Series can be baffling things. The trouble is that the convergence of the terms tells you nothing about the convergence of the series. We know that $\lim_{n\to\infty}a_n=0$ is necessary for a series $\sum_{k=0}^\infty a_n$ to converge, but it is not sufficient.

For example consider the sequences $a_n=1/n$, $b_n=(-1)^n/n$, $c_n=1/n^2$, $d_n=1/n^3$, $e_n=1/n^5$. All of these sequences converge to zero. But:

• $\sum_{k=1}^\infty a_n$ diverges (harmonic series)
• $\sum_{k=1}^\infty b_n$ converges (alternating series)
• $\sum_{k=1}^\infty c_n$ converges to $\pi^2/6$
• $\sum_{k=1}^\infty d_n$ converges, to an irrational number (Apéry's theorem)
• $\sum_{k=1}^\infty e_n$ converges, but its not known if the result is rational or irrational.

There is, as far as I know, no complete decision method for convergence of a series. You try a sequence of tests, and each one will return a result of converge, diverge, undecided.
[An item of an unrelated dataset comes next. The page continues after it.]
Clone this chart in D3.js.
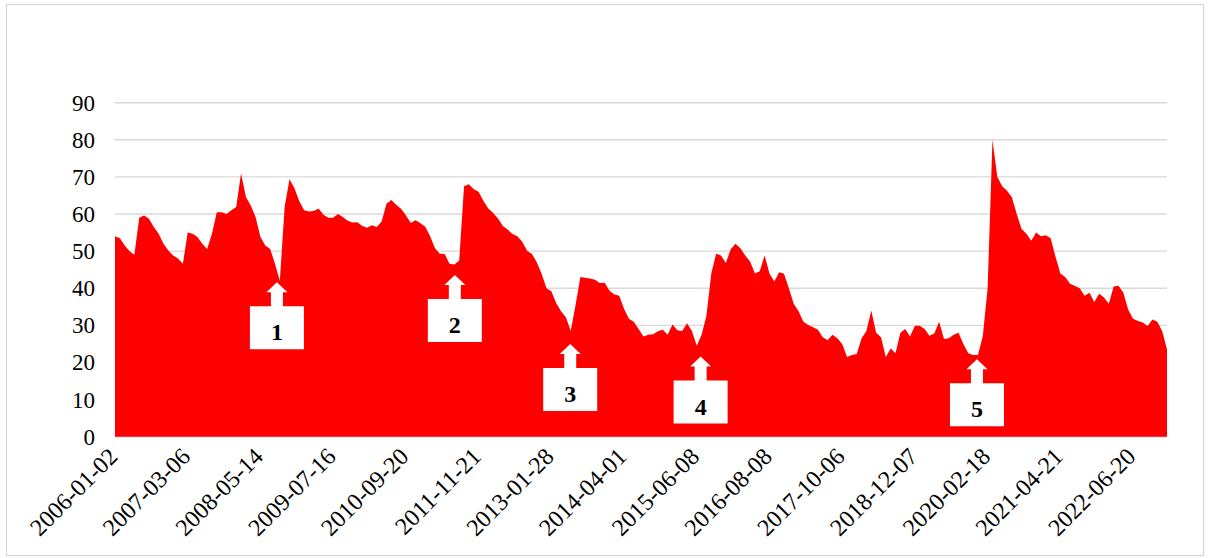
<!DOCTYPE html>
<html>
<head>
<meta charset="utf-8">
<script src="https://cdn.jsdelivr.net/npm/d3@7"></script>
<style>
  body { margin: 0; background: #fff; }
  svg { display: block; }
</style>
</head>
<body>
<svg id="chart"></svg>
<script>
// one value every 20 trading days
var values = [
  54, 53.5, 51.5, 50, 49, 59, 59.6, 58.7, 56.5, 54.7,
  52, 50.2, 48.8, 48, 46.6, 55, 54.7, 53.8, 52, 50.6,
  54.7, 60.5, 60.5, 60, 61, 61.9, 70.9, 64.6, 62.3, 59.2,
  53.8, 51.5, 50.6, 46.6, 42, 62, 69.4,
  67, 63.5, 61, 60.7, 60.8, 61.5, 59.8, 59, 59, 60,
  59.2, 58.2, 57.7, 57.8, 56.8, 56.3, 57, 56.5, 58, 62.8,
  63.8, 62.5, 61.4, 59.7, 57.6, 58.3, 57.5, 56.6, 54, 50.8,
  49.3, 49.2, 46.6, 46.4, 47.5,
  67.5, 68, 66.7, 66, 63.5, 61.5, 60.3, 58.8, 56.8, 55.8,
  54.6, 54, 52.5, 50.1, 49.2, 47, 43.9, 40, 39.2, 36,
  33.8, 32.2, 28.5, 35.5, 43, 42.8, 42.6, 42.3, 41.4, 41.5,
  39.3, 38.3, 38, 34.5, 31.8, 31,
  29, 27, 27.5, 27.6, 28.4, 28.8, 27.5, 30.2, 28.7, 28.5,
  30.6, 28.5, 24.5, 27.5, 32.6, 44, 49.3, 48.8, 46.8, 50.5,
  52, 50.8, 48.8, 47.2, 44, 44.6, 48.8, 44, 41.8, 44.3,
  43.9, 40, 35.8, 33.8, 31, 30.1,
  29.5, 28.8, 26.8, 26, 27.5, 26.5, 25, 21.5, 22, 22.3,
  26.5, 28.5, 34, 28, 26.8, 21.5, 23.8, 22.5, 28, 29,
  27, 29.9, 29.9, 29, 27.2, 27.8, 31, 26.3, 26.5, 27.5,
  28, 25, 22.5, 22, 22, 27,
  40, 80, 70, 67.5, 66.3, 64.5, 60, 56, 54.7, 52.8,
  55, 54, 54.3, 53.5, 48.5, 44, 43, 41.2, 40.6, 40,
  38, 38.8, 36.3, 38.5, 37.5, 35.8, 40.5, 40.7, 38.8, 34.2,
  31.8, 31.2, 30.8, 29.8, 31.6, 31, 28.5, 23.5
];

// category labels, one every 300 trading days (= 15 samples)
var dateLabels = [
  "2006-01-02", "2007-03-06", "2008-05-14", "2009-07-16", "2010-09-20",
  "2011-11-21", "2013-01-28", "2014-04-01", "2015-06-08", "2016-08-08",
  "2017-10-06", "2018-12-07", "2020-02-18", "2021-04-21", "2022-06-20"
];
var labelStep = 15;

var yTicks = [0, 10, 20, 30, 40, 50, 60, 70, 80, 90];

// numbered callouts: sample index and value of the arrow tip
var markLabels = ["1", "2", "3", "4", "5"];
var markIndex = [33.4, 70.1, 93.9, 120.8, 177.8];
var markValue = [41.6, 43.6, 25, 21.6, 20.9];

var font = "Liberation Serif, Times New Roman, DejaVu Serif, serif";

var width = 1208, height = 558;
var svg = d3.select("#chart").attr("width", width).attr("height", height);

// outer frame
svg.append("rect")
  .attr("x", 6.5).attr("y", 4.5)
  .attr("width", 1197).attr("height", 551)
  .attr("fill", "#fff")
  .attr("stroke", "#d9d9d9")
  .attr("stroke-width", 1.3);

//scales
var x = d3.scaleLinear().domain([0, values.length - 1]).range([115, 1167]);
var y = d3.scaleLinear().domain([0, 90]).range([436.7, 102.7]);

// gridlines
svg.selectAll("line.grid")
  .data(yTicks)
  .enter()
  .append("line")
  .attr("class", "grid")
  .attr("x1", 115).attr("x2", 1167)
  .attr("y1", function (d) { return y(d); })
  .attr("y2", function (d) { return y(d); })
  .attr("stroke", "#d9d9d9")
  .attr("stroke-width", 1.4);

// y axis labels
svg.selectAll("text.ylab")
  .data(yTicks)
  .enter()
  .append("text")
  .attr("class", "ylab")
  .text(function (d) { return d; })
  .attr("x", 95)
  .attr("y", function (d) { return y(d) + 8; })
  .attr("text-anchor", "end")
  .attr("font-family", font)
  .attr("font-size", 23)
  .attr("fill", "#000");

// red area
var area = d3.area()
  .x(function (d, i) { return x(i); })
  .y0(y(0))
  .y1(function (d) { return y(d); });

svg.append("path")
  .datum(values)
  .attr("d", area)
  .attr("fill", "#ff0000");

// x labels, rotated
svg.selectAll("text.xlab")
  .data(dateLabels)
  .enter()
  .append("text")
  .attr("class", "xlab")
  .text(function (d) { return d; })
  .attr("transform", function (d, i) {
    return "translate(" + (x(i * labelStep) + 4) + ",458) rotate(-45)";
  })
  .attr("text-anchor", "end")
  .attr("font-family", font)
  .attr("font-size", 24)
  .attr("fill", "#000");

// callouts: arrow + box
markLabels.forEach(function (lab, i) {
  var ax = x(markIndex[i]);
  var ay = y(markValue[i]);
  var pts = [
    [ax, ay], [ax + 10.5, ay + 10], [ax + 6, ay + 10], [ax + 6, ay + 24],
    [ax + 27, ay + 24], [ax + 27, ay + 67], [ax - 27, ay + 67], [ax - 27, ay + 24],
    [ax - 6, ay + 24], [ax - 6, ay + 10], [ax - 10.5, ay + 10]
  ];
  svg.append("path")
    .attr("d", "M" + pts.join("L") + "Z")
    .attr("fill", "#fff");
  svg.append("text")
    .text(lab)
    .attr("x", ax)
    .attr("y", ay + 58)
    .attr("text-anchor", "middle")
    .attr("font-family", font)
    .attr("font-size", 24)
    .attr("font-weight", "bold")
    .attr("fill", "#000");
});
</script>
</body>
</html>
If the latter, you try another test.

There are certain families of series, such as geometric series and $p$-series, for which convergence or divergence is trivial ($\sum_{k=0}^\infty r^k$ converges if and only if $|r|<1$), but in general, given a new series which doesn't fit into a known class, you're on your own.

As far as I know, this problem is unsolved: is there a sequence of rational numbers $a_n$ for which $\lim_{n\to\infty}a_{n+1}/a_n=0$ and $\sum_{n=0}^\infty a_n=\pi$? (Note that if we replace $\pi$ by $e$ then the result is trivial, as we can put $a_n=1/n!$.)

As you see, series are tricky.

If we are talking about sequences and series of real or complex numbers, or of vectors in a real (or complex) normed vector space, then convergence of sequences and series are equivalent concepts.

Convergence of a series $\sum_{n=1}^\infty a_n$ is simply the convergence of the sequence of partial sums $S_N = \sum_{n=1}^N a_n$.

Convergence of a sequence $(a_n)$ of numbers is equivalent to the convergence of the series $a_1 + \sum_{n=1}^\infty (a_{n+1} - a_n)$; note the $N$-th partial sum is $$ a_1 + \sum_{n=1}^N (a_{n+1} - a_n) = a_1 + \sum_{n=2}^{N+1} a_n - \sum_{n=1}^N a_n = a_1 + a_N - a_1 = a_N. $$

However, in the more general setting of topology the notion of a sequence is more general than the notion of a series, because in topological spaces without a vector space structure the notion of a series makes no sense (how will you define a series if you can't add things?). Therefore it may be convenient to think of sequences as the more natural idea, and series as a special case of sequences.